[Code that draws figures]
"""
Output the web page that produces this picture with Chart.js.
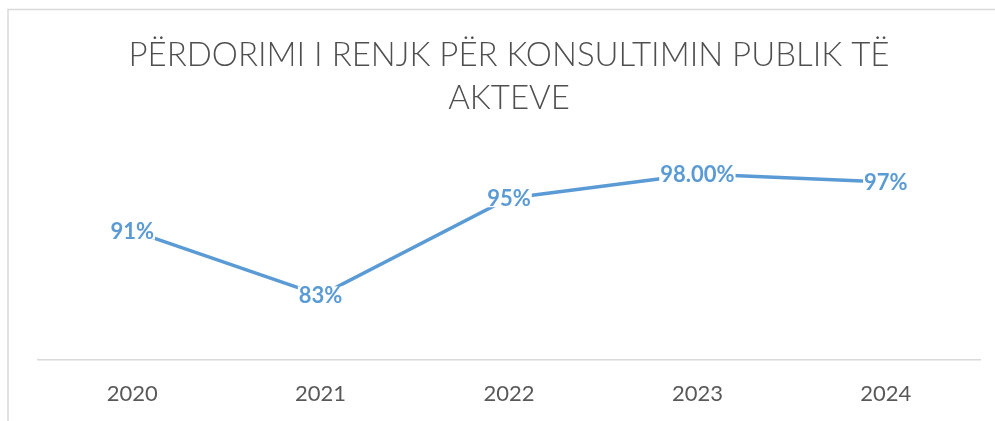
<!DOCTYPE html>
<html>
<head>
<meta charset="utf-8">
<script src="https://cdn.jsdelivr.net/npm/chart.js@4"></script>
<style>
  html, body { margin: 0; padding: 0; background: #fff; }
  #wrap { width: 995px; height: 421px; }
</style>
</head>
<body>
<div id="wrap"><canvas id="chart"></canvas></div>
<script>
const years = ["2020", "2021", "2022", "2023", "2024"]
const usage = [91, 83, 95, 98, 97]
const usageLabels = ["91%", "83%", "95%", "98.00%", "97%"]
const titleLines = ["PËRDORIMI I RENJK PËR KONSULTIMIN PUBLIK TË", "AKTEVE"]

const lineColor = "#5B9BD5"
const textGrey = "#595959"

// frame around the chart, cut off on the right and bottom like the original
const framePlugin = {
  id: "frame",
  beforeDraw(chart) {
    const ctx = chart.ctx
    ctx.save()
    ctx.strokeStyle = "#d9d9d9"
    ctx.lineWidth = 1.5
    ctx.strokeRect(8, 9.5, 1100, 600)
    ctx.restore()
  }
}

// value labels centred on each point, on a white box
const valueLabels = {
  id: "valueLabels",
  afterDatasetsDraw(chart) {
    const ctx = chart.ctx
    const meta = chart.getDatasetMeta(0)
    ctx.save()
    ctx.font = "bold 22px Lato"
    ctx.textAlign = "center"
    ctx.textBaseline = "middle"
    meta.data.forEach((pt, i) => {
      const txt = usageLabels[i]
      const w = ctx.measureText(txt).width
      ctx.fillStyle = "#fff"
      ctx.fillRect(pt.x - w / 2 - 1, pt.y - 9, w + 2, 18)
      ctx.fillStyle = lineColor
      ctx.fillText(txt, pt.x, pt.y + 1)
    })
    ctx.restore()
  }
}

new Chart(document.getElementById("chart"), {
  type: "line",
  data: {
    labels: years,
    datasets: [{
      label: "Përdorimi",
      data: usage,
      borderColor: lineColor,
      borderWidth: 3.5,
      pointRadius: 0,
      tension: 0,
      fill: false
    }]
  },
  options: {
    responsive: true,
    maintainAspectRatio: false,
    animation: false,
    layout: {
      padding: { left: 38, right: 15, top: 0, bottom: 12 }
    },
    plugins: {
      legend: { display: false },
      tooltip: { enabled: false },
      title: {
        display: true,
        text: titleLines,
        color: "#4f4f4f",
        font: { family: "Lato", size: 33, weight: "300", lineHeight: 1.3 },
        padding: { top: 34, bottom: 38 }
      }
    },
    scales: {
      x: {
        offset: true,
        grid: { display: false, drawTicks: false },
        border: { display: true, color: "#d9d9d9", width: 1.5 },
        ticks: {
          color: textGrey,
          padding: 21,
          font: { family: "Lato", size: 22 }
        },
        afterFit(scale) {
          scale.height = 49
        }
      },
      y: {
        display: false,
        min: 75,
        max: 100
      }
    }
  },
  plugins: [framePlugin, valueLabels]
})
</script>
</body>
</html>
"""
"""
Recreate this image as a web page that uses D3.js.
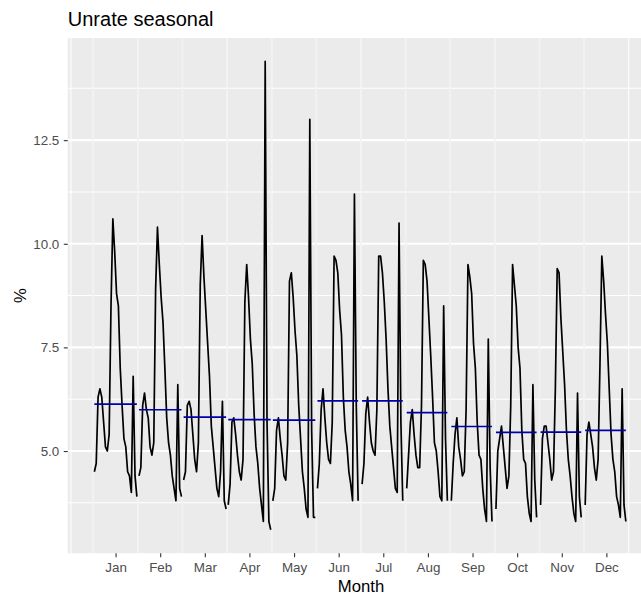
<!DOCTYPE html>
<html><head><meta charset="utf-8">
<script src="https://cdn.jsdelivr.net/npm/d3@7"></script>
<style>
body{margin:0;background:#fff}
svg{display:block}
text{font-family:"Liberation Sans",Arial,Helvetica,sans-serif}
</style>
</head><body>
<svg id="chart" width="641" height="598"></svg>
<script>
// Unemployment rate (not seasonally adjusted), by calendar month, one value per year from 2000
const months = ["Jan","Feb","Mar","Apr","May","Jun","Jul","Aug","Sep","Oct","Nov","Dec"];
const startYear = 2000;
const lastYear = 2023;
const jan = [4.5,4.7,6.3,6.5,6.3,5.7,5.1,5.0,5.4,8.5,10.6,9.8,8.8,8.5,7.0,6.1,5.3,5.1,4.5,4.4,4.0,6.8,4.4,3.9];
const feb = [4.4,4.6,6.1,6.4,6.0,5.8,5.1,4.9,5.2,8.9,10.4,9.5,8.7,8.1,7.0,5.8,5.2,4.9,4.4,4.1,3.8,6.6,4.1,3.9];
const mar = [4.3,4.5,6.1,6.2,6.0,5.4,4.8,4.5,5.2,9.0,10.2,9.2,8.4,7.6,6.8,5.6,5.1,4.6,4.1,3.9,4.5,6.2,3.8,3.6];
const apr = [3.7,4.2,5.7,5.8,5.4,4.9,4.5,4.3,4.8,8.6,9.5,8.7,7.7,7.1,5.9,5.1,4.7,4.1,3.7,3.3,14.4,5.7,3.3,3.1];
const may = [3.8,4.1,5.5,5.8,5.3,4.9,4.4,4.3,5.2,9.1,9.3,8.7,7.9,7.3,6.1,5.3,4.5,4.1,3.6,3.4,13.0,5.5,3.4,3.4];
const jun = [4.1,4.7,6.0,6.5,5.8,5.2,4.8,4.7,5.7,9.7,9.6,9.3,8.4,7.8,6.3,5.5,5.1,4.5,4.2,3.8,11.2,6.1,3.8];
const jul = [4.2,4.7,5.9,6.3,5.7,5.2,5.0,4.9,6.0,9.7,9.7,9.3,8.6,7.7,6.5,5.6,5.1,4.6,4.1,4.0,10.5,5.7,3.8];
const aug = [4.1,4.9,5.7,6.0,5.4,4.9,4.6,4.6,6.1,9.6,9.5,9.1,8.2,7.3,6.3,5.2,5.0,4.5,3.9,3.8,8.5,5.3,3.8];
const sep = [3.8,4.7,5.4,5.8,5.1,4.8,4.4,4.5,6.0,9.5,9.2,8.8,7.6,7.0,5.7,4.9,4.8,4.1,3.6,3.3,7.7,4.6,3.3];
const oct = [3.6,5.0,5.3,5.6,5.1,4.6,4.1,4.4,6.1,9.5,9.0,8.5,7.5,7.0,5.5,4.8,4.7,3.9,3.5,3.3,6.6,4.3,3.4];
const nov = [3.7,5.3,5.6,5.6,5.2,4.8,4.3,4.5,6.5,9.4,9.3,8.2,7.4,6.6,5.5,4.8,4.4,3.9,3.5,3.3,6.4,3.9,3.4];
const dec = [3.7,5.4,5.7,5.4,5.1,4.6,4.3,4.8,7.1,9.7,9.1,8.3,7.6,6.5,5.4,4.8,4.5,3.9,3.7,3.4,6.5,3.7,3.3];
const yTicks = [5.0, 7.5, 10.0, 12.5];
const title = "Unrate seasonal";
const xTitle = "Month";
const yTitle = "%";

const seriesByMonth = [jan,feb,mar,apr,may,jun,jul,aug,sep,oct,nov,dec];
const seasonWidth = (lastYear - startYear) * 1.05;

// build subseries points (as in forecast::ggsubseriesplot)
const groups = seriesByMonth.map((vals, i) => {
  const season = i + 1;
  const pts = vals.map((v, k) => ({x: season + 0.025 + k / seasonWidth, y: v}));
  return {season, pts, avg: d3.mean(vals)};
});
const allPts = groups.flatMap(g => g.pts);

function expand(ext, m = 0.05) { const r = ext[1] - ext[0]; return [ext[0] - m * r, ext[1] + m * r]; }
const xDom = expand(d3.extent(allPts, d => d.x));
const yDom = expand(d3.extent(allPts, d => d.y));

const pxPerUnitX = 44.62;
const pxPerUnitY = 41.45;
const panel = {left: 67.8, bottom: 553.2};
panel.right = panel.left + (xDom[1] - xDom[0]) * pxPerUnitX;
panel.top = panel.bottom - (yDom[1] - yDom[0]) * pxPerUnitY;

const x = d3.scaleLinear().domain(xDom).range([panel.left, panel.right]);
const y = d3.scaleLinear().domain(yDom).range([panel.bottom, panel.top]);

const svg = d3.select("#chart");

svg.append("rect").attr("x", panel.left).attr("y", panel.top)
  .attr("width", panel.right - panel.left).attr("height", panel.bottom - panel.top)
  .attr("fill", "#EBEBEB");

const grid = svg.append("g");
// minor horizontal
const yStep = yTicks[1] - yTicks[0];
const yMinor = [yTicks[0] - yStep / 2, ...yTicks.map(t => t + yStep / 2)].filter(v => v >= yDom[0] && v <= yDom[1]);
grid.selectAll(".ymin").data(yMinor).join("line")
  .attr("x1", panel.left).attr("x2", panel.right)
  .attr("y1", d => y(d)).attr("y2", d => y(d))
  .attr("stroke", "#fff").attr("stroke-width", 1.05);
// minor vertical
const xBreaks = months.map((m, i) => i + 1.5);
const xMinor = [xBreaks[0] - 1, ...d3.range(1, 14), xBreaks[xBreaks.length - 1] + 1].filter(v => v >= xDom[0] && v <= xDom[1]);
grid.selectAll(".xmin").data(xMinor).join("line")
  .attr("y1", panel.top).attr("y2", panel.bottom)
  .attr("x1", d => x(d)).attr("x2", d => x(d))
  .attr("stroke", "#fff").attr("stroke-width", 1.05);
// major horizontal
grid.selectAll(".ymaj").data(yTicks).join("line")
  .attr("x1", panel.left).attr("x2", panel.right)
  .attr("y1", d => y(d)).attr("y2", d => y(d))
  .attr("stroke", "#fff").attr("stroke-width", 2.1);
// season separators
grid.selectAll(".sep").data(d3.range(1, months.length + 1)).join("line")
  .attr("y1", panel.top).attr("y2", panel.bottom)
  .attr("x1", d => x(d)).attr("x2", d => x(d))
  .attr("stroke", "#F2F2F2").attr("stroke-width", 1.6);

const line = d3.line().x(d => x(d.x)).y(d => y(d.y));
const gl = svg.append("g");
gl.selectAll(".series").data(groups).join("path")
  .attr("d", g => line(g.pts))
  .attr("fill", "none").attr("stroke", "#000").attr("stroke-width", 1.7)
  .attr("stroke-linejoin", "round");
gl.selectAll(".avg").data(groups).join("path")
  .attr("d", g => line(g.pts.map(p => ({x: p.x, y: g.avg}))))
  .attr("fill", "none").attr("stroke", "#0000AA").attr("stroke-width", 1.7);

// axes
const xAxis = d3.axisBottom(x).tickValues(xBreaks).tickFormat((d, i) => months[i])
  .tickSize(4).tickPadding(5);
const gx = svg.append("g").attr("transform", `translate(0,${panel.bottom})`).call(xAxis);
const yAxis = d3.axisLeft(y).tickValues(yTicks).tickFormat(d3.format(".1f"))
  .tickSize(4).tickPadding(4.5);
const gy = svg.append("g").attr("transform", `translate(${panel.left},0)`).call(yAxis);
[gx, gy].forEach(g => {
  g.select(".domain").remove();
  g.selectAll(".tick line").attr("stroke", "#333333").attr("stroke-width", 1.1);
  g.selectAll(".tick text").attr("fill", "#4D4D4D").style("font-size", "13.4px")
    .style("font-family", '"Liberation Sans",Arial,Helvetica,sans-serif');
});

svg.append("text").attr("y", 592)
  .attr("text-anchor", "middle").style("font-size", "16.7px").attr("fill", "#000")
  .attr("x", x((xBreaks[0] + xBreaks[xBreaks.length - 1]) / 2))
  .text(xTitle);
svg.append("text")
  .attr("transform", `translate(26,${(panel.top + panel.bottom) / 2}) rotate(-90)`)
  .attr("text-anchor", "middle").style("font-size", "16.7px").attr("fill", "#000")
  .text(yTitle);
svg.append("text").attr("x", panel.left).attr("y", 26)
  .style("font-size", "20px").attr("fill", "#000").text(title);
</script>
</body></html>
"""
## TASK DESCRIPTION
Begin with the line that contains "Recreate this image", end with the line that contains "const seasonWidth = (lastYear", and set down every line in that range exactly as it stands, minus the pictures.

## EXERCISE RESULT
Recreate this image as a web page that uses D3.js.
<!DOCTYPE html>
<html><head><meta charset="utf-8">
<script src="https://cdn.jsdelivr.net/npm/d3@7"></script>
<style>
body{margin:0;background:#fff}
svg{display:block}
text{font-family:"Liberation Sans",Arial,Helvetica,sans-serif}
</style>
</head><body>
<svg id="chart" width="641" height="598"></svg>
<script>
// Unemployment rate (not seasonally adjusted), by calendar month, one value per year from 2000
const months = ["Jan","Feb","Mar","Apr","May","Jun","Jul","Aug","Sep","Oct","Nov","Dec"];
const startYear = 2000;
const lastYear = 2023;
const jan = [4.5,4.7,6.3,6.5,6.3,5.7,5.1,5.0,5.4,8.5,10.6,9.8,8.8,8.5,7.0,6.1,5.3,5.1,4.5,4.4,4.0,6.8,4.4,3.9];
const feb = [4.4,4.6,6.1,6.4,6.0,5.8,5.1,4.9,5.2,8.9,10.4,9.5,8.7,8.1,7.0,5.8,5.2,4.9,4.4,4.1,3.8,6.6,4.1,3.9];
const mar = [4.3,4.5,6.1,6.2,6.0,5.4,4.8,4.5,5.2,9.0,10.2,9.2,8.4,7.6,6.8,5.6,5.1,4.6,4.1,3.9,4.5,6.2,3.8,3.6];
const apr = [3.7,4.2,5.7,5.8,5.4,4.9,4.5,4.3,4.8,8.6,9.5,8.7,7.7,7.1,5.9,5.1,4.7,4.1,3.7,3.3,14.4,5.7,3.3,3.1];
const may = [3.8,4.1,5.5,5.8,5.3,4.9,4.4,4.3,5.2,9.1,9.3,8.7,7.9,7.3,6.1,5.3,4.5,4.1,3.6,3.4,13.0,5.5,3.4,3.4];
const jun = [4.1,4.7,6.0,6.5,5.8,5.2,4.8,4.7,5.7,9.7,9.6,9.3,8.4,7.8,6.3,5.5,5.1,4.5,4.2,3.8,11.2,6.1,3.8];
const jul = [4.2,4.7,5.9,6.3,5.7,5.2,5.0,4.9,6.0,9.7,9.7,9.3,8.6,7.7,6.5,5.6,5.1,4.6,4.1,4.0,10.5,5.7,3.8];
const aug = [4.1,4.9,5.7,6.0,5.4,4.9,4.6,4.6,6.1,9.6,9.5,9.1,8.2,7.3,6.3,5.2,5.0,4.5,3.9,3.8,8.5,5.3,3.8];
const sep = [3.8,4.7,5.4,5.8,5.1,4.8,4.4,4.5,6.0,9.5,9.2,8.8,7.6,7.0,5.7,4.9,4.8,4.1,3.6,3.3,7.7,4.6,3.3];
const oct = [3.6,5.0,5.3,5.6,5.1,4.6,4.1,4.4,6.1,9.5,9.0,8.5,7.5,7.0,5.5,4.8,4.7,3.9,3.5,3.3,6.6,4.3,3.4];
const nov = [3.7,5.3,5.6,5.6,5.2,4.8,4.3,4.5,6.5,9.4,9.3,8.2,7.4,6.6,5.5,4.8,4.4,3.9,3.5,3.3,6.4,3.9,3.4];
const dec = [3.7,5.4,5.7,5.4,5.1,4.6,4.3,4.8,7.1,9.7,9.1,8.3,7.6,6.5,5.4,4.8,4.5,3.9,3.7,3.4,6.5,3.7,3.3];
const yTicks = [5.0, 7.5, 10.0, 12.5];
const title = "Unrate seasonal";
const xTitle = "Month";
const yTitle = "%";

const seriesByMonth = [jan,feb,mar,apr,may,jun,jul,aug,sep,oct,nov,dec];
const seasonWidth = (lastYear - startYear) * 1.05;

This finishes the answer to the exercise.